Current Foreign Secretary Liz Truss topped the polls throughout the race’s final stage, tipped to beat her opponent Rishi Sunak by a wide margin. The future Prime Minister will face a fight to cool red-hot inflation without further damaging the economy, with a recession on the horizon later this year, according to the BoE.
The UK central bank will announce its latest interest rate decision on 15 September, having raised borrowing costs by 50 basis points (bps) in August – the most in 27 years – to smother inflation which stands at a 40-year high of 10.1%.
The UK consumer price index hit the headlines on 15 September. Now in double digits, the inflation rate is expected to continue accelerating, with economists suggesting it could surpass 18% next year.
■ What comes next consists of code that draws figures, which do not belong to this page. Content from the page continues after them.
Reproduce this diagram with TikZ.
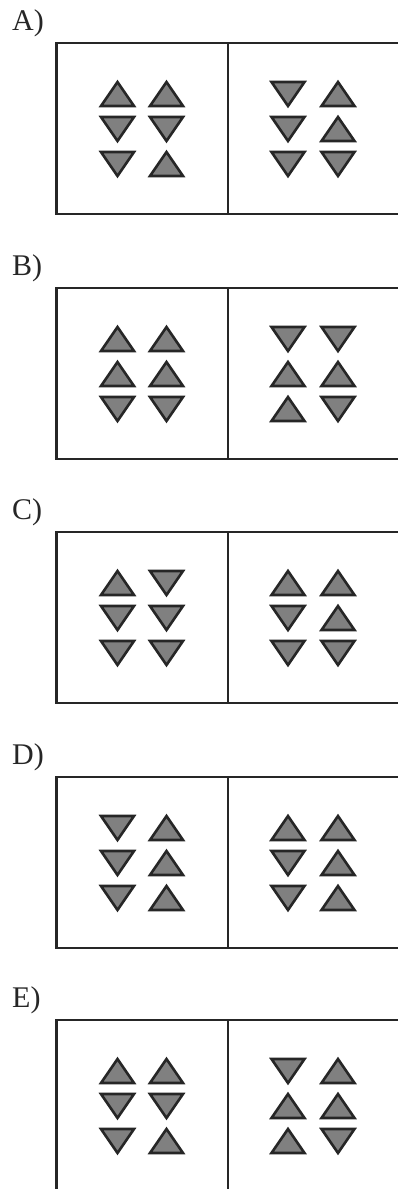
\documentclass[tikz,border=0pt]{standalone}
\usepackage{fontspec}
\setmainfont{Liberation Serif}
\definecolor{trifill}{HTML}{808080}
\definecolor{edgecol}{HTML}{262626}
\tikzset{
  panel/.style={draw=edgecol, line width=2.8pt},
  tri/.style={fill=trifill, draw=edgecol, line width=2.6pt, line join=miter},
  lbl/.style={anchor=base west, inner sep=0pt, font=\fontsize{30pt}{32pt}\selectfont, text=black!85},
}
\newcommand\mycol[3]{%
  \foreach \s [count=\i] in {#3} {%
    \draw[tri] ({#1-16.5},{#2+16+35*\i+12*(\s)}) -- ({#1+16.5},{#2+16+35*\i+12*(\s)}) -- ({#1},{#2+16+35*\i-12*(\s)}) -- cycle;
  }%
}
\newcommand\mypanel[7]{%
  \node[lbl] (#2) at (12,{#1-13}) {#3};
  \draw[panel] (405,#1) -- (56.5,#1) -- (56.5,{#1+171}) -- (405,{#1+171});
  \draw[panel] (228,#1) -- (228,{#1+171});
  \mycol{117.5}{#1}{#4}
  \mycol{166.5}{#1}{#5}
  \mycol{288}{#1}{#6}
  \mycol{338}{#1}{#7}
}
\begin{document}
\begin{tikzpicture}[x=1pt,y=-1pt]
  \useasboundingbox (0,0) rectangle (398,1189);
  \clip (0,0) rectangle (398,1189);
  \mypanel{43}{la}{A)}{1,-1,-1}{1,-1,1}{-1,-1,-1}{1,1,-1}
  \mypanel{288}{lb}{B)}{1,1,-1}{1,1,-1}{-1,1,1}{-1,1,-1}
  \mypanel{532}{lc}{C)}{1,-1,-1}{-1,-1,-1}{1,-1,-1}{1,1,-1}
  \mypanel{777}{ld}{D)}{-1,-1,-1}{1,1,1}{1,-1,-1}{1,1,1}
  \mypanel{1020}{le}{E)}{1,-1,-1}{1,-1,1}{-1,1,1}{1,1,-1}
\end{tikzpicture}
\end{document}
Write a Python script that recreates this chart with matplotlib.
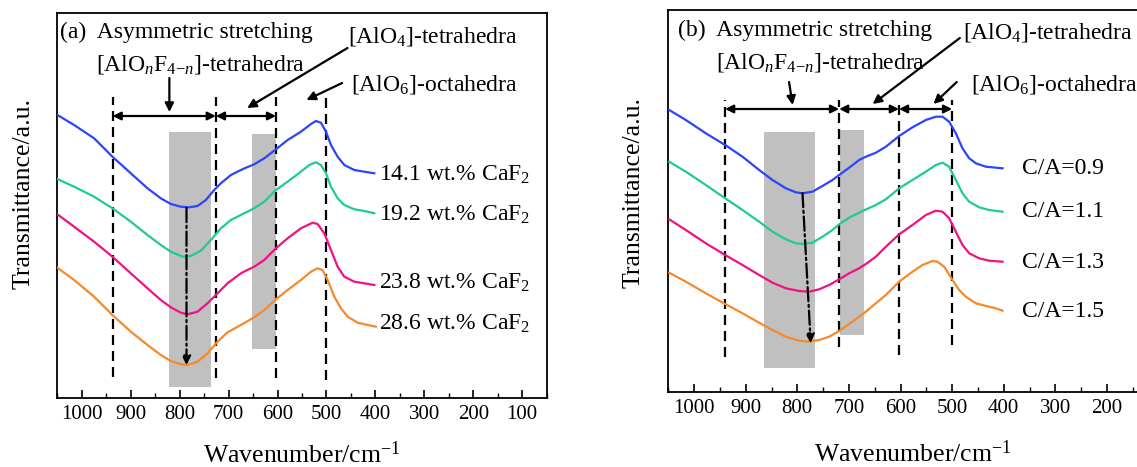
import matplotlib
matplotlib.use("Agg")
import matplotlib.pyplot as plt
from matplotlib.ticker import MultipleLocator
from matplotlib.patches import Rectangle

plt.rcParams['font.family'] = ['Liberation Serif', 'DejaVu Serif']
plt.rcParams['mathtext.fontset'] = 'custom'
plt.rcParams['mathtext.rm'] = 'Liberation Serif'
plt.rcParams['mathtext.it'] = 'Liberation Serif:italic'
plt.rcParams['mathtext.bf'] = 'Liberation Serif:bold'

# ---------------- data: panel (a) ----------------
a_labels = ["14.1 wt.% CaF$_2$", "19.2 wt.% CaF$_2$", "23.8 wt.% CaF$_2$", "28.6 wt.% CaF$_2$"]
a1_x = [1049.8, 1015.7, 974.8, 937.3, 899.8, 865.7, 838.5, 818, 797.6, 780.5, 763.5, 746.4, 729.4, 715.8,
        695.3, 674.9, 664.6, 647.6, 627.1, 603.3, 579.4, 552.2, 531.7, 521.5, 511.3, 501, 490.8, 477.2,
        463.6, 443.1, 422.7, 402.2]
a1_y = [283, 273, 259.7, 241.3, 224.7, 209.7, 199.7, 194, 191.3, 190.7, 192, 198, 208, 214.7,
        223, 228, 230.3, 233.7, 239.7, 248.7, 258, 266.3, 274, 277, 275.3, 266.3, 253, 241.3,
        233, 228, 226.3, 224.7]
a2_x = [1049.8, 1015.7, 974.8, 937.3, 899.8, 865.7, 838.5, 818, 794.2, 777.1, 756.7, 736.2, 715.8, 695.3,
        668.1, 647.6, 627.1, 603.3, 579.4, 552.2, 535.1, 521.5, 511.3, 501, 490.8, 477.2, 463.6, 443.1,
        422.7, 402.2]
a2_y = [219, 211.3, 201.3, 189.7, 176.3, 163, 153, 146.3, 141.3, 142, 147.3, 158, 169.7, 178,
        184.7, 189.7, 196.3, 208, 216.3, 226.3, 233, 235.7, 233, 224.7, 211.3, 199.7, 193, 188.7,
        187, 184.7]
a3_x = [1049.8, 1015.7, 974.8, 937.3, 899.8, 865.7, 838.5, 818, 797.6, 784, 763.5, 743.1, 722.6, 702.2,
        674.9, 664.6, 647.6, 627.1, 603.3, 579.4, 552.2, 528.3, 518.1, 504.5, 490.8, 477.2, 463.6, 443.1,
        422.7, 402.2]
a3_y = [183.7, 171.3, 156.3, 141.3, 124.7, 109.7, 98, 90.7, 85.3, 83.7, 86.3, 94.7, 104.7, 114.7,
        124.7, 127.3, 131.3, 138, 149.7, 159.7, 169.7, 175.3, 174, 164.7, 148, 131.3, 121.3, 116.3,
        114.7, 113]
a4_x = [1049.8, 1015.7, 974.8, 937.3, 899.8, 865.7, 838.5, 818, 797.6, 784, 763.5, 743.1, 722.6, 702.2,
        674.9, 647.6, 627.1, 603.3, 579.4, 552.2, 531.7, 518.1, 507.9, 497.7, 484, 470.4, 456.8, 436.4,
        416, 399]
a4_y = [130.3, 118, 101.3, 83, 66.3, 53, 43, 37, 33.7, 33, 36.3, 44.7, 56.3, 65.7,
        73, 80.7, 88, 98.7, 108, 118, 126.3, 129.7, 128, 118, 101.3, 89.7, 81.3, 75.3,
        73, 71.3]
a_label_y = [223, 183, 114.7, 74]
a_vlines = [937, 726, 603, 501]
a_vline_bottom = [21, 20, 20, 18]
a_bands = [(821, 736, 11, 266), (653, 603, 49, 264)]   # (wn_left, wn_right, y_low, y_high)

# ---------------- data: panel (b) ----------------
b_labels = ["C/A=0.9", "C/A=1.1", "C/A=1.3", "C/A=1.5"]
b1_x = [1048.3, 1016, 977.3, 939.8, 906.2, 873.9, 848.1, 822.2, 802.9, 790, 770.6, 751.2, 731.8, 718.9,
        699.5, 680.1, 667.2, 647.8, 628.4, 602.6, 576.8, 550.9, 531.5, 518.6, 505.7, 492.8, 479.9, 466.9,
        454, 434.6, 402.3]
b1_y = [282, 272, 258.7, 247, 235.3, 222, 212, 203.7, 199.7, 198.7, 200.3, 206, 212, 217,
        224.3, 232, 235.3, 239.3, 245.3, 256, 264.7, 272, 275.3, 275.3, 270.3, 258.7, 243.7, 233.7,
        228.7, 225.3, 223.7]
b2_x = [1048.3, 1016, 977.3, 939.8, 906.2, 873.9, 848.1, 822.2, 802.9, 790, 770.6, 751.2, 731.8, 718.9,
        699.5, 673.7, 647.8, 628.4, 602.6, 576.8, 550.9, 531.5, 518.6, 505.7, 492.8, 479.9, 466.9, 447.6,
        428.2, 402.3]
b2_y = [230.3, 220.3, 207, 193.7, 182, 170.3, 160.3, 152.7, 148.7, 148, 149.3, 155.3, 162, 167.7,
        174.3, 181, 187, 192.7, 203.7, 212, 220.3, 227, 229.3, 225.3, 212, 198.7, 190.3, 184.7,
        182, 180.3]
b3_x = [1048.3, 1016, 977.3, 939.8, 906.2, 873.9, 848.1, 822.2, 796.4, 777, 757.6, 738.3, 718.9, 699.5,
        680.1, 667.2, 647.8, 628.4, 602.6, 576.8, 550.9, 531.5, 518.6, 505.7, 492.8, 479.9, 466.9, 447.6,
        428.2, 402.3]
b3_y = [172.7, 162, 148.7, 137, 127, 117, 109.3, 103.7, 101, 100.3, 102.7, 107, 112.7, 118.7,
        123.7, 128, 135.3, 145.3, 157.7, 167, 177, 181.3, 180.3, 173.7, 160.3, 147, 138.7, 133.7,
        131.3, 130.3]
b4_x = [1048.3, 1016, 977.3, 939.8, 906.2, 873.9, 848.1, 822.2, 796.4, 777, 757.6, 738.3, 718.9, 693,
        667.2, 647.8, 628.4, 602.6, 576.8, 557.4, 538.1, 528.3, 515.4, 499.2, 486.3, 473.4, 454, 434.6,
        415.2, 402.3]
b4_y = [119.3, 110.3, 98.7, 88, 78.7, 69.3, 62, 55.3, 51.3, 50.3, 52, 55.3, 61, 70.3,
        80.3, 88.7, 97, 110.3, 120.3, 127, 131, 130.3, 125.3, 112, 102, 95.3, 88.7, 86,
        83.7, 81.3]
b_label_y = [224, 180.3, 129, 80.3]
b_vlines = [940, 719, 603, 500]
b_vline_bottom = [35, 45, 37, 47]
b_bands = [(864, 766, 24, 260), (718, 671, 57, 262)]

colors = ['#2a44ff', '#1fcc8c', '#f01282', '#f58a2a']
band_color = '#c0c0c0'
FS = 17

fig = plt.figure(figsize=(11.37, 4.67), dpi=100)
axA = fig.add_axes([57.3 / 1137, 69 / 467, 489.4 / 1137, 385 / 467])
axB = fig.add_axes([668.3 / 1137, 75 / 467, 489.7 / 1137, 382 / 467])


def style(ax, xlim, ylim, ylab_x, ylab_y, xlab_y):
    ax.set_xlim(*xlim)
    ax.set_ylim(*ylim)
    ax.set_yticks([])
    ax.xaxis.set_major_locator(MultipleLocator(100))
    ax.xaxis.set_minor_locator(MultipleLocator(50))
    ax.tick_params(axis='x', which='major', direction='in', length=6, width=1.2,
                   labelsize=15, pad=5, top=False)
    ax.tick_params(axis='x', which='minor', direction='in', length=3.5, width=1.0, top=False)
    for s in ax.spines.values():
        s.set_linewidth(1.3)
    ax.set_ylabel("Transmittance/a.u.", fontsize=18.5)
    ax.yaxis.set_label_coords(ylab_x, ylab_y)
    ax.set_xlabel("Wavenumber/cm$^{{-}1}$", fontsize=18.5)
    ax.xaxis.set_label_coords(0.5, xlab_y)


def dash_line(ax, x, y0, y1):
    ax.plot([x, x], [y0, y1], color='k', lw=1.6, dashes=(4.5, 2.7), zorder=2)


def harrow(ax, x0, x1, y):
    ax.annotate('', xy=(x1, y), xytext=(x0, y),
                arrowprops=dict(arrowstyle='<|-|>', color='k', lw=1.6,
                                mutation_scale=12, shrinkA=0, shrinkB=0))


def arrow(ax, x0, y0, x1, y1, ls='-'):
    ax.annotate('', xy=(x1, y1), xytext=(x0, y0),
                arrowprops=dict(arrowstyle='-|>', color='k', lw=1.6, linestyle=ls,
                                mutation_scale=13, shrinkA=0, shrinkB=0))


TET = "[AlO$_{n}$F$_{4{-}n}$]-tetrahedra"

# ---------------- panel (a) ----------------
ax = axA
style(ax, (1050, 50), (0, 385), -0.0456, 0.532, -0.112)
for (l, r, lo, hi) in a_bands:
    ax.add_patch(Rectangle((r, lo), l - r, hi - lo, color=band_color, lw=0, zorder=1))
for xs, ys, c in zip([a1_x, a2_x, a3_x, a4_x], [a1_y, a2_y, a3_y, a4_y], colors):
    ax.plot(xs, ys, color=c, lw=1.6, zorder=3)
for lab, y in zip(a_labels, a_label_y):
    ax.text(392, y, lab, fontsize=FS, ha='left', va='center')
for x, yb in zip(a_vlines, a_vline_bottom):
    dash_line(ax, x, yb, 301)
harrow(ax, a_vlines[0], a_vlines[1], 282)
harrow(ax, a_vlines[1], a_vlines[2], 282)
arrow(ax, 821, 320, 821, 286)
arrow(ax, 457, 350, 662, 290)
arrow(ax, 468, 315, 541, 298)
arrow(ax, 786, 190, 786, 33, ls='-.')
ax.text(1044, 366, "(a)  Asymmetric stretching", fontsize=FS, ha='left', va='center')
ax.text(971, 334, TET, fontsize=FS, ha='left', va='center')
ax.text(455, 362, "[AlO$_4$]-tetrahedra", fontsize=FS, ha='left', va='center')
ax.text(449, 313, "[AlO$_6$]-octahedra", fontsize=FS, ha='left', va='center')

# ---------------- panel (b) ----------------
ax = axB
style(ax, (1050, 101), (0, 382), -0.0476, 0.522, -0.126)
for (l, r, lo, hi) in b_bands:
    ax.add_patch(Rectangle((r, lo), l - r, hi - lo, color=band_color, lw=0, zorder=1))
for xs, ys, c in zip([b1_x, b2_x, b3_x, b4_x], [b1_y, b2_y, b3_y, b4_y], colors):
    ax.plot(xs, ys, color=c, lw=1.6, zorder=3)
for lab, y in zip(b_labels, b_label_y):
    ax.text(365, y, lab, fontsize=FS, ha='left', va='center')
for x, yb in zip(b_vlines, b_vline_bottom):
    dash_line(ax, x, yb, 292)
harrow(ax, b_vlines[0], b_vlines[1], 283)
harrow(ax, b_vlines[1], b_vlines[2], 283)
harrow(ax, b_vlines[2], b_vlines[3], 283)
arrow(ax, 816, 310, 809, 287)
arrow(ax, 485, 354, 654, 288)
arrow(ax, 491, 310, 536, 288)
arrow(ax, 790, 199, 774, 49, ls='-.')
ax.text(1032, 362, "(b)  Asymmetric stretching", fontsize=FS, ha='left', va='center')
ax.text(958, 330, TET, fontsize=FS, ha='left', va='center')
ax.text(479, 359, "[AlO$_4$]-tetrahedra", fontsize=FS, ha='left', va='center')
ax.text(464, 308, "[AlO$_6$]-octahedra", fontsize=FS, ha='left', va='center')

fig.savefig("out.png", dpi=100)
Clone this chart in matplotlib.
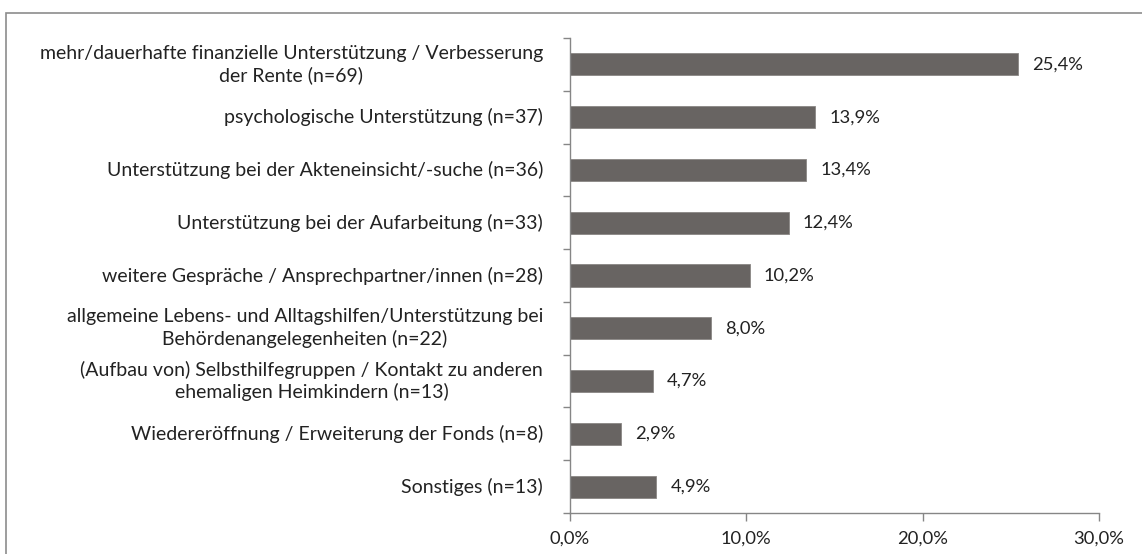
import matplotlib.pyplot as plt
from matplotlib.patches import Rectangle

# Data (top to bottom as shown)
categories = [
    'mehr/dauerhafte finanzielle Unterstützung / Verbesserung\nder Rente (n=69)',
    'psychologische Unterstützung (n=37)',
    'Unterstützung bei der Akteneinsicht/-suche (n=36)',
    'Unterstützung bei der Aufarbeitung (n=33)',
    'weitere Gespräche / Ansprechpartner/innen (n=28)',
    'allgemeine Lebens- und Alltagshilfen/Unterstützung bei\nBehördenangelegenheiten (n=22)',
    '(Aufbau von) Selbsthilfegruppen / Kontakt zu anderen\nehemaligen Heimkindern (n=13)',
    'Wiedereröffnung / Erweiterung der Fonds (n=8)',
    'Sonstiges (n=13)',
]
values = [25.4, 13.9, 13.4, 12.4, 10.2, 8.0, 4.7, 2.9, 4.9]
xticks = [0, 10, 20, 30]

plt.rcParams['font.family'] = ['Lato', 'DejaVu Sans']

fig = plt.figure(figsize=(11.42, 5.54), dpi=100)
ax = fig.add_axes([570 / 1142, 1 - 513 / 554, (1099 - 570) / 1142, (513 - 38) / 554])

# outer chart border (cropped at right/bottom)
fig.patches.append(Rectangle((6 / 1142, -0.1), 1.1, 1 - 13 / 554 + 0.1,
                             transform=fig.transFigure, fill=False,
                             edgecolor='#8c8c8c', linewidth=1.2))

# pick font sizes so text widths match the original (Calibri-like) widths
r = fig.canvas.get_renderer()
t = fig.text(0, 0, categories[1], fontsize=10)
lab_fs = 10 * 319 / t.get_window_extent(r).width
t.set_text('25,4%')
num_fs = 10 * 51 / t.get_window_extent(r).width
t.remove()

ypos = list(range(len(categories)))
ax.barh(ypos, values, height=0.42, color='#686462', edgecolor='#8a8684', linewidth=0.6)
ax.set_ylim(len(categories) - 0.5, -0.5)
ax.set_xlim(0, 30)

for y, v in zip(ypos, values):
    ax.text(v + 0.8, y, f'{v:.1f}%'.replace('.', ','), va='center', ha='left',
            fontsize=num_fs, color='#222222')

# category labels (centered multi-line, right edge next to the axis)
ax.set_yticks([])
for y, lab in zip(ypos, categories):
    ax.text(-27 / 529, y, lab, transform=ax.get_yaxis_transform(), ha='right',
            va='center', multialignment='center', linespacing=1.3,
            fontsize=lab_fs, color='#222222')
# ticks at category boundaries
ax.set_yticks([i - 0.5 for i in range(len(categories) + 1)], minor=True)
ax.tick_params(axis='y', which='minor', length=5, color='#868686', width=1)

ax.set_xticks(xticks)
ax.set_xticklabels([f'{t:.1f}%'.replace('.', ',') for t in xticks], fontsize=num_fs, color='#222222')
ax.tick_params(axis='x', length=6, color='#868686', width=1, pad=7)

for s in ['top', 'right']:
    ax.spines[s].set_visible(False)
for s in ['left', 'bottom']:
    ax.spines[s].set_color('#868686')
    ax.spines[s].set_linewidth(1)

fig.savefig('out.png', dpi=100)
Interest rate announcement in focus for the dollar
The Fed will announce its interest rate decision on 21 September, following its two-day meeting of monetary policymakers. Hawkish chatter from US central bank officials during August beefed up expectations that borrowing costs will lift even higher – potentially reaching the 3.75%-4% range by March.
Following Powell’s remarks in Jackson Hole on 26 August, investors increased bets on a third straight 75 bps rate hike at the Fed’s September policy meeting to curb inflation.
The US consumer price index (CPI) will release on 13 September. US inflation fell to 8.5% in July but remained close to a multi-decade high. Will the July reading provide further signals that inflation has finally topped out in the US, following other indicators that have suggested price rises are moderating?
The influential US nonfarm payrolls report arrives on Friday, 2 September. The data for July will likely deliver 300,000 jobs, which would mark a fall from the previous month when the US economy added 530,000 jobs.